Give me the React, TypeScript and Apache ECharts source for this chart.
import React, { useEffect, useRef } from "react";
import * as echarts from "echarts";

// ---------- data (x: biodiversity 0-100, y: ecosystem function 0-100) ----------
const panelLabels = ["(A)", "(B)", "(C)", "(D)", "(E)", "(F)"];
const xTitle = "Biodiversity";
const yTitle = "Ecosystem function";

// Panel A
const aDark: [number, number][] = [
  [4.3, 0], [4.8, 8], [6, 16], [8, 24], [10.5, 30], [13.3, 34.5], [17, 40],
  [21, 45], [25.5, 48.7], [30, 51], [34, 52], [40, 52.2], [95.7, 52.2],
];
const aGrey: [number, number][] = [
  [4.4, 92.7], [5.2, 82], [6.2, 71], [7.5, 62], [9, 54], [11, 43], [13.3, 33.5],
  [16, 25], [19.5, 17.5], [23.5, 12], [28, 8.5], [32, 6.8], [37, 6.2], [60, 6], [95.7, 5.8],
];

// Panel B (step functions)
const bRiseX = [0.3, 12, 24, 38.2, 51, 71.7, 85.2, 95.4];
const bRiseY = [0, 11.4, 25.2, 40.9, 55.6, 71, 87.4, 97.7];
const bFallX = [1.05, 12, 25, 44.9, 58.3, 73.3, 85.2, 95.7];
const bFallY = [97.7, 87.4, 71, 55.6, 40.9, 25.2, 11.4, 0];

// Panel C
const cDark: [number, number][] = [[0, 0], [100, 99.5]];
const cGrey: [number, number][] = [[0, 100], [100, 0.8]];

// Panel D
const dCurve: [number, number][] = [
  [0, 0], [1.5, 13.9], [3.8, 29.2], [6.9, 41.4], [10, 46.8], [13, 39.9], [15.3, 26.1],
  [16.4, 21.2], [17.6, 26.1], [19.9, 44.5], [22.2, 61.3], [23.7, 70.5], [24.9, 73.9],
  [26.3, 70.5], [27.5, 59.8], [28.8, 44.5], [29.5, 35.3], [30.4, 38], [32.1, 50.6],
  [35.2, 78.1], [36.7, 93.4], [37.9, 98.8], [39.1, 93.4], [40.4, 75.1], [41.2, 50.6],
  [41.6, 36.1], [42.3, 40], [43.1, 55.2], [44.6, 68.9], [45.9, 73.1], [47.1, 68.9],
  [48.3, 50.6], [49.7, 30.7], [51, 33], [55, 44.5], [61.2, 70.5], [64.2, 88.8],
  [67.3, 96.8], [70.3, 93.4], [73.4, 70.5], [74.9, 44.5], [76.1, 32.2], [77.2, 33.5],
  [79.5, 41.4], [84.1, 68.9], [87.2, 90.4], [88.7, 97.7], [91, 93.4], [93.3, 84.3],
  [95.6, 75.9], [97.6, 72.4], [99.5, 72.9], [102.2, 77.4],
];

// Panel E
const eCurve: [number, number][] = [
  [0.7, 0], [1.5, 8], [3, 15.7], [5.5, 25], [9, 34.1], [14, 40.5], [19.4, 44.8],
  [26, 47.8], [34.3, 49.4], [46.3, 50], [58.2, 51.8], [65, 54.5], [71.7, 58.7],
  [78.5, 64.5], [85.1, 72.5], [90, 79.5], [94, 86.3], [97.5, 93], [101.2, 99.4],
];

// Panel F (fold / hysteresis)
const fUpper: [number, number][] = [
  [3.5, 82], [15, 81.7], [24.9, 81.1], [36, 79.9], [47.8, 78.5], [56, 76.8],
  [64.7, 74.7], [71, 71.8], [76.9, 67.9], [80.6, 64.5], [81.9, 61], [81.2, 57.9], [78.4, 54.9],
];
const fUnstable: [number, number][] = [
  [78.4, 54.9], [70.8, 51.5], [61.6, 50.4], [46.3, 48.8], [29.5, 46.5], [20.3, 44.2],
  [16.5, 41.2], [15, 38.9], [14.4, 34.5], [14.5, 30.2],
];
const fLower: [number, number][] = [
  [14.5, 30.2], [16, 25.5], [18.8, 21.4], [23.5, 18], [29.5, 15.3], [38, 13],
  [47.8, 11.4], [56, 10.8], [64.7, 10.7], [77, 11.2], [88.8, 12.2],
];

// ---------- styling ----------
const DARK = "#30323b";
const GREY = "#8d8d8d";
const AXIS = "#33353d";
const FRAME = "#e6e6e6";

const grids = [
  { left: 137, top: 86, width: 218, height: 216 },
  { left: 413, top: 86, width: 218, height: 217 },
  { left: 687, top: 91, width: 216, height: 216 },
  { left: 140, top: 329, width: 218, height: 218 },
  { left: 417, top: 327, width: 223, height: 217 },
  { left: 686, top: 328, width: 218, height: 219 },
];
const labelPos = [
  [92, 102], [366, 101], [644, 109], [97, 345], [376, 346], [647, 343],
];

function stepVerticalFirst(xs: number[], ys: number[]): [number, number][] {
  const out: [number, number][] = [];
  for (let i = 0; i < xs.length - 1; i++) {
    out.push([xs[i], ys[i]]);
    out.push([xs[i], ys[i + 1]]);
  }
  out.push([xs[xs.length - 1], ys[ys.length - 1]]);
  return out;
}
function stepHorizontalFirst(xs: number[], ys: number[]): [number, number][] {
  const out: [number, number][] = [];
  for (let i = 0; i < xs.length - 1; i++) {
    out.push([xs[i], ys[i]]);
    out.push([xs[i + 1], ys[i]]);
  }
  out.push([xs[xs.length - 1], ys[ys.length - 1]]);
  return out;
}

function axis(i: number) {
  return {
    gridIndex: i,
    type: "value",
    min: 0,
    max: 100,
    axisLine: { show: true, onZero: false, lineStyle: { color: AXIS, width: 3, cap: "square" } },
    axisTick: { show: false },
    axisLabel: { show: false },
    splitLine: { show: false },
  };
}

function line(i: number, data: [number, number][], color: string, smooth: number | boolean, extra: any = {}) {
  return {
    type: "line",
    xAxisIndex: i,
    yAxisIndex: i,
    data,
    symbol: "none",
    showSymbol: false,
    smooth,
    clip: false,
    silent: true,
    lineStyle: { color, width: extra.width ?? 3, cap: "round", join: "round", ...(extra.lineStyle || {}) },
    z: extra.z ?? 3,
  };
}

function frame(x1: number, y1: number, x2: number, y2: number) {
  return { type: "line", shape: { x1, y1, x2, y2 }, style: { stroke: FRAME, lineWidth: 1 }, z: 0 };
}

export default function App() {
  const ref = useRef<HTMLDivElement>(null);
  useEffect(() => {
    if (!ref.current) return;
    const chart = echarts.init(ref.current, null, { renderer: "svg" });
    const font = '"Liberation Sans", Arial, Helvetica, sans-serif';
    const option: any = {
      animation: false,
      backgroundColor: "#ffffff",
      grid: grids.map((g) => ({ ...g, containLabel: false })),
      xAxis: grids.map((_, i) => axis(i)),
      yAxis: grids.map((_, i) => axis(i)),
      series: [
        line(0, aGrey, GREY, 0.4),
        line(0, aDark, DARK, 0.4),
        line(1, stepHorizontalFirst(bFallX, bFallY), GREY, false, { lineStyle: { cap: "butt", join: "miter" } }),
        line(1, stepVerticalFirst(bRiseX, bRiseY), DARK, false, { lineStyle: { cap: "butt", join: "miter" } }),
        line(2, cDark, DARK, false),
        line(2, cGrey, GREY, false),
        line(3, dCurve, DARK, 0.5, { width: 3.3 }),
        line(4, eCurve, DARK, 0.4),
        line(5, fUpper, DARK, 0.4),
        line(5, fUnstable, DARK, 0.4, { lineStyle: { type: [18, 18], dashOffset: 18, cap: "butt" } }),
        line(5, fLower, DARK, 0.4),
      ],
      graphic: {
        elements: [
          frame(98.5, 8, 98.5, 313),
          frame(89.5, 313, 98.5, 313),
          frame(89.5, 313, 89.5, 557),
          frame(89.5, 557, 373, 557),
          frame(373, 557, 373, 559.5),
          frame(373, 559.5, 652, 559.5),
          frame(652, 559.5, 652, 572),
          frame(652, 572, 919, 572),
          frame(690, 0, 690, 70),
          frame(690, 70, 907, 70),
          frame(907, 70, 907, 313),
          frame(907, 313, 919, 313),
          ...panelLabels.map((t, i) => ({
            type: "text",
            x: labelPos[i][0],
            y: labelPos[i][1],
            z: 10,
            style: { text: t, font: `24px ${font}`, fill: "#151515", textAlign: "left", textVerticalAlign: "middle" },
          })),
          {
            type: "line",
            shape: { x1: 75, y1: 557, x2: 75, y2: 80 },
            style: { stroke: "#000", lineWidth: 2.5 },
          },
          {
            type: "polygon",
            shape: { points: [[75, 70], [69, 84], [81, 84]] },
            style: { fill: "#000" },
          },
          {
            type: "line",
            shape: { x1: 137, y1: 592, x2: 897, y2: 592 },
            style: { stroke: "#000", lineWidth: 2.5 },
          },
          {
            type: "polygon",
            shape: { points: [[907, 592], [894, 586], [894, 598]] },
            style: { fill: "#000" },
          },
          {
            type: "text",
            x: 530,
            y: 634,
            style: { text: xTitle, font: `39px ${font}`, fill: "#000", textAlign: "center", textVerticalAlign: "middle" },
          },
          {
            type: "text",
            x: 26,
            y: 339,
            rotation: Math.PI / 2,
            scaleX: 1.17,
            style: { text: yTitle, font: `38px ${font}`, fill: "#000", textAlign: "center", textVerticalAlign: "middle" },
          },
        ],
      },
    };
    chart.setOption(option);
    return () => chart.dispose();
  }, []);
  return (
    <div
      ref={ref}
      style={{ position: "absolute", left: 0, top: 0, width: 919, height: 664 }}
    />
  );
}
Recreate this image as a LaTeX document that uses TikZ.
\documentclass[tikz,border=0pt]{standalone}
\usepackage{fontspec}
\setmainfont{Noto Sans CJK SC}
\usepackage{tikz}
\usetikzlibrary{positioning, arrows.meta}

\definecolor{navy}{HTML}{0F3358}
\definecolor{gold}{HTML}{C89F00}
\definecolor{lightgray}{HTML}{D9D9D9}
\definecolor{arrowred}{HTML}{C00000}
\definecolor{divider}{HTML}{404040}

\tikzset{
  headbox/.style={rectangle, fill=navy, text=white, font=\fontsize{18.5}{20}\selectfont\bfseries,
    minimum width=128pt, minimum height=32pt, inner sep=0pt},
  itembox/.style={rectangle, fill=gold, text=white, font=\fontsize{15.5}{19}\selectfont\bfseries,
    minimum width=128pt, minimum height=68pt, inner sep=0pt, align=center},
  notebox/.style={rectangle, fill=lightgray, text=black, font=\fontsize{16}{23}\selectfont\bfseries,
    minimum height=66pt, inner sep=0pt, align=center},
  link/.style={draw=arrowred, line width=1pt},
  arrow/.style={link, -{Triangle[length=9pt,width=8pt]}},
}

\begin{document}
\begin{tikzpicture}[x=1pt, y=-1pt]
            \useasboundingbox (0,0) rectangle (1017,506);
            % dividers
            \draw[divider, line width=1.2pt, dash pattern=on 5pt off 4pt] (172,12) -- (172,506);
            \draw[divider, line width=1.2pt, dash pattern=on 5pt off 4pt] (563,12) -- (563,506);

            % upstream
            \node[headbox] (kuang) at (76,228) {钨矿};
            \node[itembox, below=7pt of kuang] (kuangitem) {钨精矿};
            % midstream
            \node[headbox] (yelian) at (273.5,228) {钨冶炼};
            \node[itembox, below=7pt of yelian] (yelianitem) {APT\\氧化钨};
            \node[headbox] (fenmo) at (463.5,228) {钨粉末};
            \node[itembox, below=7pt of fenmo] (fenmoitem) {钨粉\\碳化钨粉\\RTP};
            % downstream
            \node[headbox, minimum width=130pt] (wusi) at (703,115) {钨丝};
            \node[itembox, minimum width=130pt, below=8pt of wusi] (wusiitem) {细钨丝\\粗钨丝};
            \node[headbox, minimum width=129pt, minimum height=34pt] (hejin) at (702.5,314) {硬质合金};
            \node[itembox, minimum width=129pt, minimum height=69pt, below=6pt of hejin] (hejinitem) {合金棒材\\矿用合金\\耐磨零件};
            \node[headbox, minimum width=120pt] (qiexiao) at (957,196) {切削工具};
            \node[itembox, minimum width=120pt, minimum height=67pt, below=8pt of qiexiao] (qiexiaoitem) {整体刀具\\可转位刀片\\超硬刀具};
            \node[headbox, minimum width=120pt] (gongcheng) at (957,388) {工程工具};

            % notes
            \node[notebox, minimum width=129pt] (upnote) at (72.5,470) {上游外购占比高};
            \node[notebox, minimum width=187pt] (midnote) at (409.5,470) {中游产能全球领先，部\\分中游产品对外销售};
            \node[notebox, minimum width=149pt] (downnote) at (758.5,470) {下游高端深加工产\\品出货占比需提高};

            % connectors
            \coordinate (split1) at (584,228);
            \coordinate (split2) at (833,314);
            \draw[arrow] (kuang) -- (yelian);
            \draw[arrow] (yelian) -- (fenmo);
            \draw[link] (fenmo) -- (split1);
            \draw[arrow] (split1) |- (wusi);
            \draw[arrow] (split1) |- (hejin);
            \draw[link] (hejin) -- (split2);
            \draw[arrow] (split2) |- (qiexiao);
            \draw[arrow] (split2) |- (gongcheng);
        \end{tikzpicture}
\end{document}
• • •
◆ The exercise: Compute the number of lines above that contain the string "this". Reply with that value only.

◆ Exercise response: 2